> **Problem statement**: Output the lines exactly, from the one where "Give me the" appears through the one where "frac = [0.09, 0.33, 0.405, 0.505, 0.565]" appears. Images are left out.

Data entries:
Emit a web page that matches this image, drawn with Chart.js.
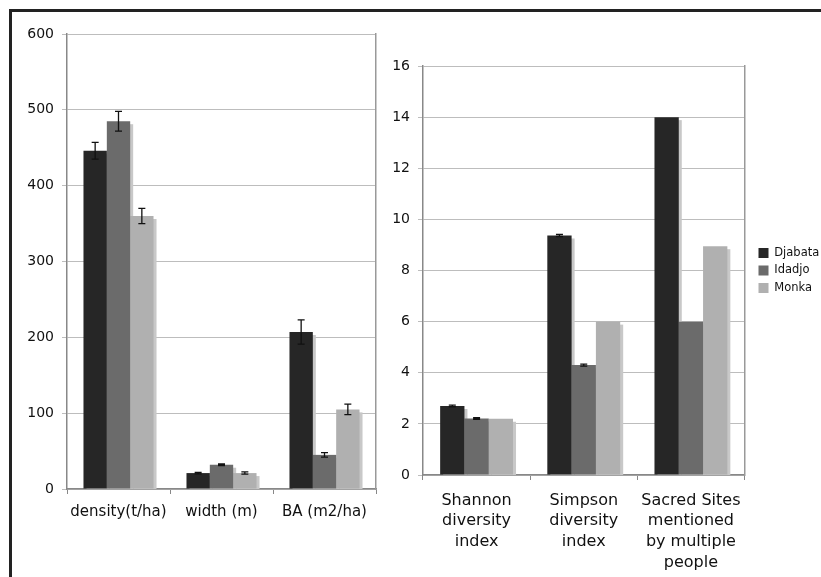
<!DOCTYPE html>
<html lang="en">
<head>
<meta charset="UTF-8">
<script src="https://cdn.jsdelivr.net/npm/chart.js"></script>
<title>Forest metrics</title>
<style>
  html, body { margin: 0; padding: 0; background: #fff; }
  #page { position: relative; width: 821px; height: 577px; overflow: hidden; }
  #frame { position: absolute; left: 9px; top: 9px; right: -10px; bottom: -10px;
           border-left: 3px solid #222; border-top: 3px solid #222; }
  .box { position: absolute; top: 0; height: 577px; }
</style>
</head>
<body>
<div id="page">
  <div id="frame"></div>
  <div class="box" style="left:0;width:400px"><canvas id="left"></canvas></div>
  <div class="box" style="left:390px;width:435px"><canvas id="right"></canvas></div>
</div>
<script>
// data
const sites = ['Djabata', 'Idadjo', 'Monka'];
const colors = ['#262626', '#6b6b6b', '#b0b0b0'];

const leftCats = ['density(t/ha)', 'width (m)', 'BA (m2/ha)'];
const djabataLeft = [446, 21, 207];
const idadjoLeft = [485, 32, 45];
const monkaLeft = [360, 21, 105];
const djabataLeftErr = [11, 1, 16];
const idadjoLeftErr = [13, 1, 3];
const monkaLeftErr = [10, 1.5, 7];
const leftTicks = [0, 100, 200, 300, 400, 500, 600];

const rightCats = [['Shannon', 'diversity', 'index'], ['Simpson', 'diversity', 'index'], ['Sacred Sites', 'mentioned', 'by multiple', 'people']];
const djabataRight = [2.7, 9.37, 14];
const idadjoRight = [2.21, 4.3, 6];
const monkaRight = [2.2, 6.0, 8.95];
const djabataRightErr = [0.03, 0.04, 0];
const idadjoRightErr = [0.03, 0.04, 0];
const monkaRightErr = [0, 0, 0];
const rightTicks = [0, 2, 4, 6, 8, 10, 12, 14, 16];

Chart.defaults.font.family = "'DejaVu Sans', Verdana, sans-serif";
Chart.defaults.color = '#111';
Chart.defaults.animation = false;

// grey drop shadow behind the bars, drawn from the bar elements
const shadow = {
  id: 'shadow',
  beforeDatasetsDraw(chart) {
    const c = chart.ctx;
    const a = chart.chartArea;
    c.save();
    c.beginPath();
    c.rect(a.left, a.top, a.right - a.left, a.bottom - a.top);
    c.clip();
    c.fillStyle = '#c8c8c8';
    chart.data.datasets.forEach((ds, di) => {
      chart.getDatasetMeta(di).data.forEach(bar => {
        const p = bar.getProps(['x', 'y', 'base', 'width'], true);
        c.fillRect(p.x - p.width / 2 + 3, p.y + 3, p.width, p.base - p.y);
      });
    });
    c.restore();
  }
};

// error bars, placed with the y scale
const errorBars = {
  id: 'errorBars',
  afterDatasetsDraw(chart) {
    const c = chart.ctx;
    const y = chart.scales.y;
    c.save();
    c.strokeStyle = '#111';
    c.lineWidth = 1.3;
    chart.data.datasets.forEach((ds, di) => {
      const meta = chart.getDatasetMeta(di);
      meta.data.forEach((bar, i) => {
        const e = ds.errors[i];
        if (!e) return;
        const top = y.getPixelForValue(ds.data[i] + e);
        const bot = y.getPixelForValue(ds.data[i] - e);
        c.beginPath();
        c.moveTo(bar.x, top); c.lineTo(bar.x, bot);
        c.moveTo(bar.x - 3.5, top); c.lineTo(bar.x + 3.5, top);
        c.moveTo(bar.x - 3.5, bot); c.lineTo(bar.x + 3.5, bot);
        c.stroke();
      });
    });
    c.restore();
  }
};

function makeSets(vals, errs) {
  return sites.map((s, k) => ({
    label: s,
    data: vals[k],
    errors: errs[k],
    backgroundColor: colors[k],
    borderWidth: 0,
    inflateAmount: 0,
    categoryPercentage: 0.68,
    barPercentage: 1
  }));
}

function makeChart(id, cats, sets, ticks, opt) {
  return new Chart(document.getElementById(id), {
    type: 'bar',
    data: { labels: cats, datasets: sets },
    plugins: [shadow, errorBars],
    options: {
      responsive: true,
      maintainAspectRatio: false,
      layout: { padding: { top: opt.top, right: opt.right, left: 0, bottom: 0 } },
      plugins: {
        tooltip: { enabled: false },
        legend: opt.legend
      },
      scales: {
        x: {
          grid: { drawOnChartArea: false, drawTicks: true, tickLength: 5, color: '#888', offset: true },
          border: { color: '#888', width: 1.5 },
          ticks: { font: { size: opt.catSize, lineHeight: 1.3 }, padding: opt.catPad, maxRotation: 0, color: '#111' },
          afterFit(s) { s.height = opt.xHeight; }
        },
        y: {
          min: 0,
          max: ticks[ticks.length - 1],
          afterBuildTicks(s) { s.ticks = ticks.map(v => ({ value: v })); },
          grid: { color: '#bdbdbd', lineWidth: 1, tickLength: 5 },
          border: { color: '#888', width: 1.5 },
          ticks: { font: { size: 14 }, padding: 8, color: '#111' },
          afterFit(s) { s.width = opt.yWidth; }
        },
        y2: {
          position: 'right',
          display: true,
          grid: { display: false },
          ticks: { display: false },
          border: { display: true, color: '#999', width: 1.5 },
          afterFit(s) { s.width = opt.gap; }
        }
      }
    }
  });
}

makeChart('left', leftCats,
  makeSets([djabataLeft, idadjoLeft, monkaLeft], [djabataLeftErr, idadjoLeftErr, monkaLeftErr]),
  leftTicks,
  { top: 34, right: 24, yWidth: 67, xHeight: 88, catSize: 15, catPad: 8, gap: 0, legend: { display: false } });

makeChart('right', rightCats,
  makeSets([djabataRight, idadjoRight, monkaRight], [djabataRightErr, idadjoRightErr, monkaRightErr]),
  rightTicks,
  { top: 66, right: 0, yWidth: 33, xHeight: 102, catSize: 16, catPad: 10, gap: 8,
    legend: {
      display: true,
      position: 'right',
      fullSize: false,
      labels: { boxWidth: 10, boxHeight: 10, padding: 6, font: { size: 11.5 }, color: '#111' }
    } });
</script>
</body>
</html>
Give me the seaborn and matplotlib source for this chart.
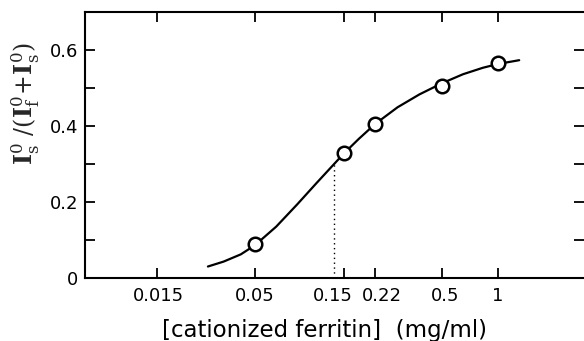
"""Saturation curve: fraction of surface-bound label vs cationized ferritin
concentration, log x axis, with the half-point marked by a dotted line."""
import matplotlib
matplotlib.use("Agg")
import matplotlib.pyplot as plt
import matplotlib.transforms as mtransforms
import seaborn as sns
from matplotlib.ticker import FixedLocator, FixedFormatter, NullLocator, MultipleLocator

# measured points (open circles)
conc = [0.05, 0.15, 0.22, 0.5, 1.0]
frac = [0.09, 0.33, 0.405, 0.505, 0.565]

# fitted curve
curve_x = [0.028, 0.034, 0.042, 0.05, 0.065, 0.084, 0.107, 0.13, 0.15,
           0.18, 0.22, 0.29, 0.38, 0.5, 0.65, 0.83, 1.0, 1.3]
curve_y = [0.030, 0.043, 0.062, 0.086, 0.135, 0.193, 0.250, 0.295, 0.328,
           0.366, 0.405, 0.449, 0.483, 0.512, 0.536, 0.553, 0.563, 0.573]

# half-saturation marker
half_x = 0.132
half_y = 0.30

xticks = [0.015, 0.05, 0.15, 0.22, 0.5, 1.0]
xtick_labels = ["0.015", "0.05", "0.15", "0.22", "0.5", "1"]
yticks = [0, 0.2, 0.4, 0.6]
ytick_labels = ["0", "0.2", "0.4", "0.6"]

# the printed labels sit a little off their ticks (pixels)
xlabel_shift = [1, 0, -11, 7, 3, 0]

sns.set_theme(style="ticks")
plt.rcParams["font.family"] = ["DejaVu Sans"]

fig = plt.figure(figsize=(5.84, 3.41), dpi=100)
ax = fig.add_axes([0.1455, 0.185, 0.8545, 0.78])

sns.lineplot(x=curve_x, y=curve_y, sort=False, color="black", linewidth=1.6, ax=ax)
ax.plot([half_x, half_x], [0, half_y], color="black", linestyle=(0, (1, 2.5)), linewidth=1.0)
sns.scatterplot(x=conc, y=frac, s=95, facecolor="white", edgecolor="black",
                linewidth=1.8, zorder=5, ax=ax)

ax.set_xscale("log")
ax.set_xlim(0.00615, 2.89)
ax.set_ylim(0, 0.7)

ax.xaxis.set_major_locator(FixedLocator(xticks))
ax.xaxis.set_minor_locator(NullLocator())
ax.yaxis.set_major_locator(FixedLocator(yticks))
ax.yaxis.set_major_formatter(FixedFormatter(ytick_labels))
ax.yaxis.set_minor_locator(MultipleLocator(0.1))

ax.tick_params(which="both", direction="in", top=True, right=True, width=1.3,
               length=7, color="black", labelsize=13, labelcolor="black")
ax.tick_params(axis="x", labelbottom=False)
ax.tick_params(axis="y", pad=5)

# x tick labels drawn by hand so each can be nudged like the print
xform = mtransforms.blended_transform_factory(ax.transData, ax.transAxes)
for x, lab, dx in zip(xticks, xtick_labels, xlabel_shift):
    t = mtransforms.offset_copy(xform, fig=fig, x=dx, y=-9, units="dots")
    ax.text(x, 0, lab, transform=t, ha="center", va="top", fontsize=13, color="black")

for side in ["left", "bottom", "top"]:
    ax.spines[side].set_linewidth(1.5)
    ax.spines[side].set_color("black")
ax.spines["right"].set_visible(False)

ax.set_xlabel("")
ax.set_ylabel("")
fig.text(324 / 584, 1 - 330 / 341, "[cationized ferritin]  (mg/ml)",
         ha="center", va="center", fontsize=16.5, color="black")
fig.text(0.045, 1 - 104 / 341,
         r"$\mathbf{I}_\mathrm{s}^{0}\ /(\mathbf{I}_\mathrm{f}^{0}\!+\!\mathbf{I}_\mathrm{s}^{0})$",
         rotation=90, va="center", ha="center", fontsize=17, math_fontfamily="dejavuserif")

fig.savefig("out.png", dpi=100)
* * *
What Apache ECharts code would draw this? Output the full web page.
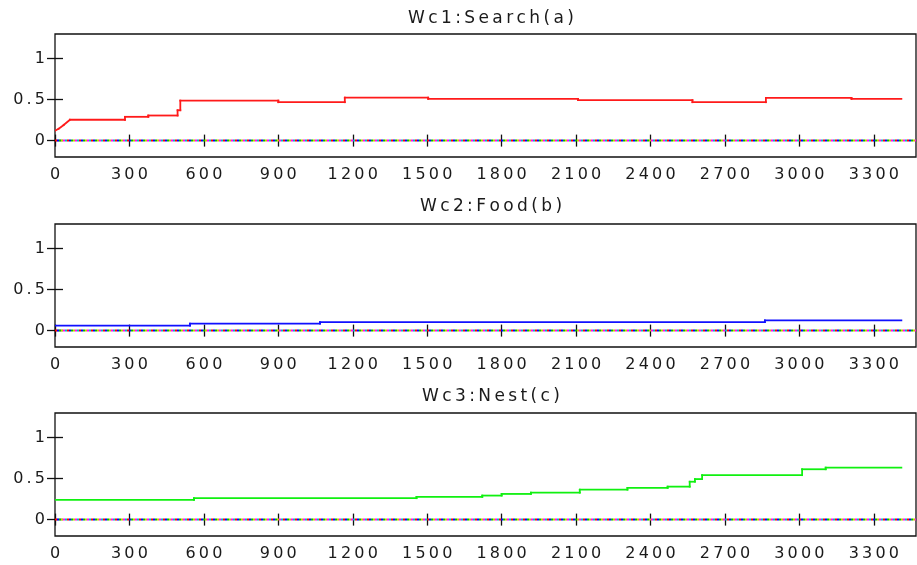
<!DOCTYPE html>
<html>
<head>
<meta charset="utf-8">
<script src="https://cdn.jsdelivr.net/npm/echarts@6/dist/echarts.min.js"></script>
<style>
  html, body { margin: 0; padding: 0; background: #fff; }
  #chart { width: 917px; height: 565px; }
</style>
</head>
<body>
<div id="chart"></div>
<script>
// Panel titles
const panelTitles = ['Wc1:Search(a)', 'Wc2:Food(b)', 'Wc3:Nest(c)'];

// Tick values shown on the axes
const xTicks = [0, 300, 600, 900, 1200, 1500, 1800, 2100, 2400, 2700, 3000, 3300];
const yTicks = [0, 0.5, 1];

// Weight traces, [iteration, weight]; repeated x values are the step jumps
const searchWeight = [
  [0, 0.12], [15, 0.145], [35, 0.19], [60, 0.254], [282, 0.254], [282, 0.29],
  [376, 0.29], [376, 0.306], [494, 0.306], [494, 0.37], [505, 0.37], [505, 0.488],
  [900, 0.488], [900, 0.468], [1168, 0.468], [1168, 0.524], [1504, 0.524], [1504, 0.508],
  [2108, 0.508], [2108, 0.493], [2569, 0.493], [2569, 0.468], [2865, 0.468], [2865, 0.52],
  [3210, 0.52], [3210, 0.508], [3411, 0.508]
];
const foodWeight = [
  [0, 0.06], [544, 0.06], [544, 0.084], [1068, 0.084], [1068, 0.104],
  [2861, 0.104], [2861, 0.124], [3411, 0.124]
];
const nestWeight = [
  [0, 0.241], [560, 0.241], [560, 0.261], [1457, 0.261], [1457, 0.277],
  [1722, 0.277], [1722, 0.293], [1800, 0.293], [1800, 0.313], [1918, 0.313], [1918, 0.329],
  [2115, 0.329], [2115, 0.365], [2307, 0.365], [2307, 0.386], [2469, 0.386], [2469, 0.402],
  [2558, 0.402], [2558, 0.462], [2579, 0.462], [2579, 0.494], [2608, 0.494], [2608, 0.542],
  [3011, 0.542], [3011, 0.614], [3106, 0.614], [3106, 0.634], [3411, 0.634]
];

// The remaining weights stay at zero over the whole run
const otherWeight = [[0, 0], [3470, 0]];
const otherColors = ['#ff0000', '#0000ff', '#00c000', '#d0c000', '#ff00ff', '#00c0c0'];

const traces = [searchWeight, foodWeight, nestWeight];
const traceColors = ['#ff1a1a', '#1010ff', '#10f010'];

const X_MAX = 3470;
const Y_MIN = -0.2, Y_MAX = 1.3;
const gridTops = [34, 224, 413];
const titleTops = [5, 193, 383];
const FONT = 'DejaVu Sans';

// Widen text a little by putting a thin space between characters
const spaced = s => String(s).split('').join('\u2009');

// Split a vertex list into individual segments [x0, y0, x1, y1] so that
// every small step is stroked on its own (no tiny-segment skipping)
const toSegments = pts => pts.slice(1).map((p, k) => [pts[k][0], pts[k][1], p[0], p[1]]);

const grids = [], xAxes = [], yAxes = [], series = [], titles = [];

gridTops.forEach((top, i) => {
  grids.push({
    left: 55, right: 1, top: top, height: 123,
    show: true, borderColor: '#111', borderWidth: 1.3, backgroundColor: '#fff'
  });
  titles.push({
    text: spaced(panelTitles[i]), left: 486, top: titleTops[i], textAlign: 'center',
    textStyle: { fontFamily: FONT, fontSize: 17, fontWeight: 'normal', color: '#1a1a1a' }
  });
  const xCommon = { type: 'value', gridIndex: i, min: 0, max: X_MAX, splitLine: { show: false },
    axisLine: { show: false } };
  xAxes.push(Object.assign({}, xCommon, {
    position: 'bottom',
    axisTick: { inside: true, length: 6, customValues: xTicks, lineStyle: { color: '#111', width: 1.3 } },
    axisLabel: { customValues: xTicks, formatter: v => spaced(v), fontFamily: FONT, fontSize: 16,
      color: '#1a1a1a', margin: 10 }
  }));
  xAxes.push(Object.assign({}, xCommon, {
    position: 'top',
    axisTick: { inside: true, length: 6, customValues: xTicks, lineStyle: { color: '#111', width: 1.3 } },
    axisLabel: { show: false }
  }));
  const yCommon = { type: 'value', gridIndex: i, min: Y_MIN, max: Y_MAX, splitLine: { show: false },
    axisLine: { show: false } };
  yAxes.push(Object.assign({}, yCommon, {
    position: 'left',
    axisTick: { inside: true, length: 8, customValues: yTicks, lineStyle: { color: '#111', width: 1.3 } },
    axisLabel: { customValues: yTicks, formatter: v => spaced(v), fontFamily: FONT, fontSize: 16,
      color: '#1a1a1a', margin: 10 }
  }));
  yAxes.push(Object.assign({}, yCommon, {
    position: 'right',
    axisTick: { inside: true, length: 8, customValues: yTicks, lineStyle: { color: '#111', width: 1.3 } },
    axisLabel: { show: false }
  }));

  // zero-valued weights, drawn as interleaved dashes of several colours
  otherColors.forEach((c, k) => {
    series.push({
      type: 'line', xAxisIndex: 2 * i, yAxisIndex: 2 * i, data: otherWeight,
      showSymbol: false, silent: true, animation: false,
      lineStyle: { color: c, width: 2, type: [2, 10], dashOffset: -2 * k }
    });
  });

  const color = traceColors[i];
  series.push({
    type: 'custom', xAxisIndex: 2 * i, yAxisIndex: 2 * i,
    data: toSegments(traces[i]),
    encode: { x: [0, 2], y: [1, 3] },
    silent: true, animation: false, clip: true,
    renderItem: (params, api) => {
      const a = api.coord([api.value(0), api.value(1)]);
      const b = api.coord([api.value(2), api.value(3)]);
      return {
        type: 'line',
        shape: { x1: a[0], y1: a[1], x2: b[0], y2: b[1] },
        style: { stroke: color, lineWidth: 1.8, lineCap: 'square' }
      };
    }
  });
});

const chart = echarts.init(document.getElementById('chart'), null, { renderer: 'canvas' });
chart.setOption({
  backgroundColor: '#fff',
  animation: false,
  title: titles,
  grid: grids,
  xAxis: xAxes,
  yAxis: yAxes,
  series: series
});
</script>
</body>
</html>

> **Result of this task**:
Give me the seaborn and matplotlib source for this chart.
"""Saturation curve: fraction of surface-bound label vs cationized ferritin
concentration, log x axis, with the half-point marked by a dotted line."""
import matplotlib
matplotlib.use("Agg")
import matplotlib.pyplot as plt
import matplotlib.transforms as mtransforms
import seaborn as sns
from matplotlib.ticker import FixedLocator, FixedFormatter, NullLocator, MultipleLocator

# measured points (open circles)
conc = [0.05, 0.15, 0.22, 0.5, 1.0]
frac = [0.09, 0.33, 0.405, 0.505, 0.565]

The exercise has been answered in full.